JUNGFRAU - S/T

 


Hannah Louise Grasskamp’s songs are enigmatic Gothic pop confections, blending euphoric impressions of fairy tale magic with undercurrents of intrigue and threat. Fantastic motifs like ice giants and underwater kingdoms are invoked, but unlike most fairy tales, the songs do not present neat resolutions or a coherent moral didactic purpose. They follow a darkwave tradition wherein imagery from childhood fantasy serves to illustrate adult existential concerns – think Siouxsie and the Banshees and The Cure at their most conflicted and chilling. Grasskamp seems to tap into some reservoir of Central European collective unconsciousness in a manner that has its roots in Goth matriarch Nico and parallels Anna von Hausswolff’s evocations of the uncanny and apocalyptic.

Grasskamp’s Brighton-based band Jungfrau has acquired a new focus with its shrinkage from quintet to a trio featuring the vocalist, Matt McCartney on bass, and Timothy Cottrell on synthesizer, and live and programmed drums. Their new self-titled release features five tracks that herald a directional shift.
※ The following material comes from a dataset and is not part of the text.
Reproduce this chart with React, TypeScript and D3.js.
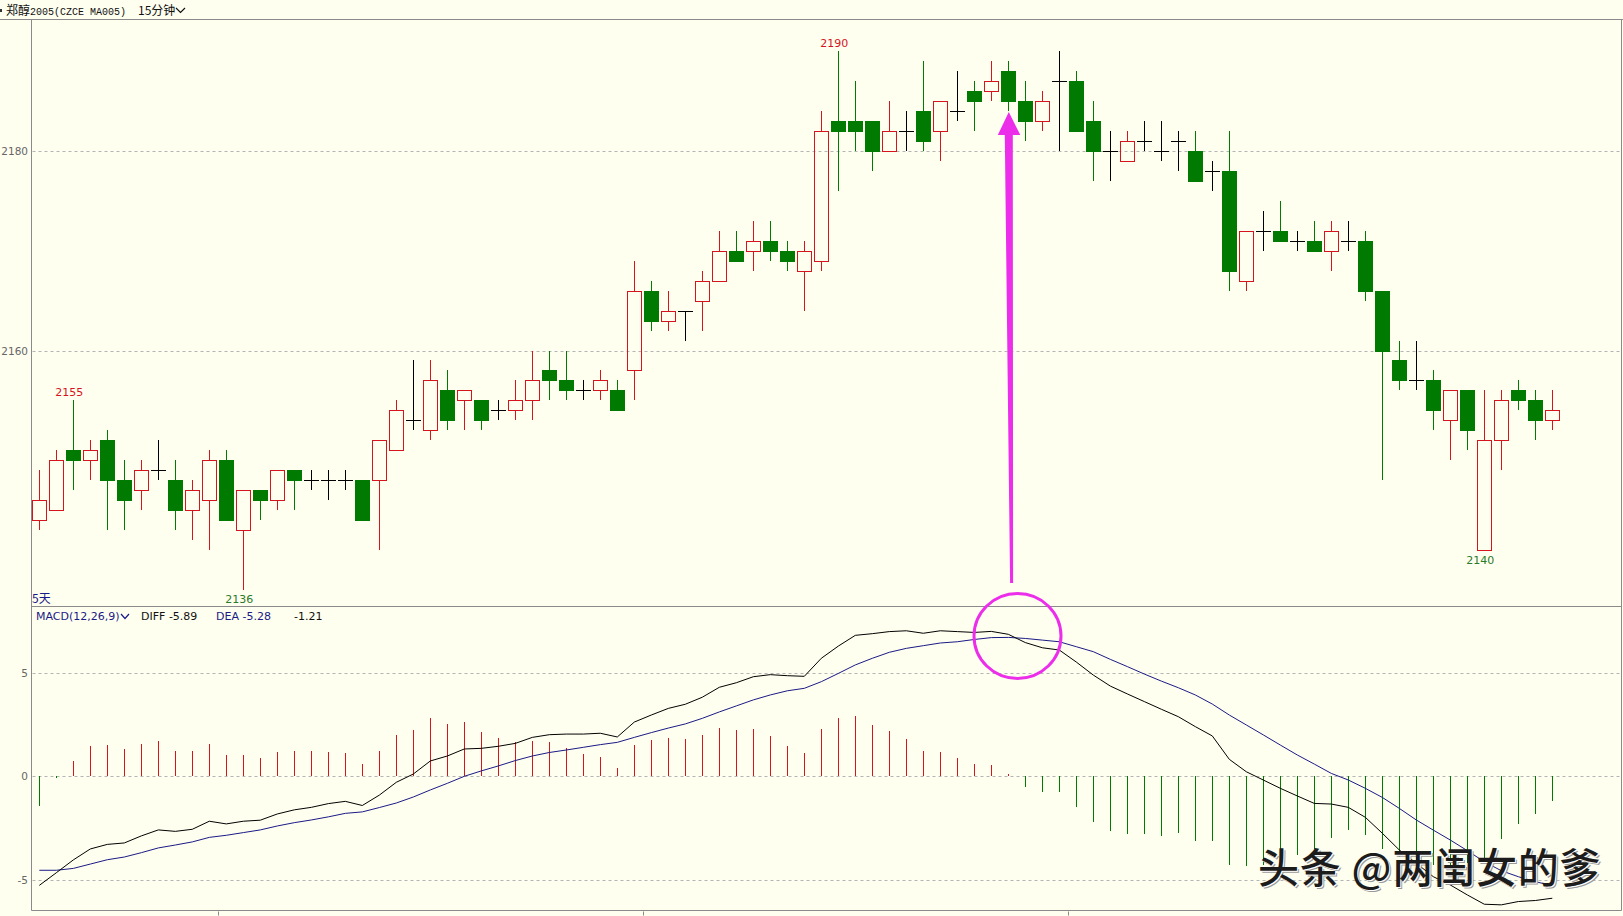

Shades of hypnagogic pop and darkwave’s cross-fertilization with post-metal now overlay and complement the drone-oriented neo-psych elements present since they began some 10 years ago. A command of dynamic contrasts suggests other resourceful avant-pop trios like Blonde Redhead. An affinity for Swans/Neurosis-style riff intensity has been leavened with the ectoplasmic residue of hauntological raptures whilst ‘Radiant Palace’ conjures a dub-inflected triphop shimmer akin to Portishead’s most alluring moments.  

Jungfrau follow in the footsteps of Broadcast in composing songs that conjure an ambiguous sense of time and memory, both lyrically and musically. Cottrell’s synth recalls the drone ambience of Anna von Hausswolff’s organ reveries and McCartney’s bass often takes a predominant melodic role a la post-punk and reggae methodology. The echo-laden spectrality of ‘Radiant Palace’ could have been carried over from Grasskamp’s Mancunian collaborators psych-dub outfit Dead Sea Apes. Jungfrau’s stylistic qualities seem to sit betwixt formal boundaries, borrowing widely, but not declaring allegiance to any categorisation.

A line from ‘Circular Vision’ – “oozing from one fate to another” – helps to unpick the etymological origins of fairy tale, one of the oldest literary genres. In her magisterial study, From the Beast to the Blonde: On Fairy Tales and their Tellers, Marina Warner traces the word ‘fairy’ to the Latin for fate: “It goes back to a Latin feminine word, fata, a rare variant of fatum (fate) which refers to a goddess of destiny.” Fairies in mythology, like the Sybils of Ancient Greece, possess prophetic powers and offer warnings of future calamity. The titular character in ‘Hey Louise’ is said to exploit catastrophe, while elsewhere legendary creatures have weird familial connections, a standard trope of the European fairy tale’s medieval universe. In ‘Take Me Down’, Grasskamp refers to “silk skin elkes” whom she loves, but who nevertheless leave her with bleeding feet. Elke is a German and Dutch given name that refers to kin and carries meanings of nobility and strength, but the songwriter uses its homonymic qualities in such a way as to imply an association with the selkie, the seal/human hybrid of Celtic and Norse mythology.

Female figures are both glorious models of freedom and benign natural power – the favoured springtime maiden of opener ‘Fruehling’ - and dangerous shapeshifters, like the cove-dwelling title character of ‘Hey Louise’ with her pistol and anthropomorphic imagistic connections with manta rays and jellyfish. By the end of ‘Circular Vision’, the album’s final track, Grasskamp sings of being “sick and tired of the old ways.” Heritage and familial ties seem to be deeply ambivalent themes in her song world, alternately represented as beneficial or harmful chains from one perspective to the next. Her band mates complement her vision most neatly here to create the album’s strongest song, an eerie lament revolving majestically around a melancholic theme that evokes New Order’s instrumental ‘Elegia’ or the more glacial vistas of Lycia and Cocteau Twins.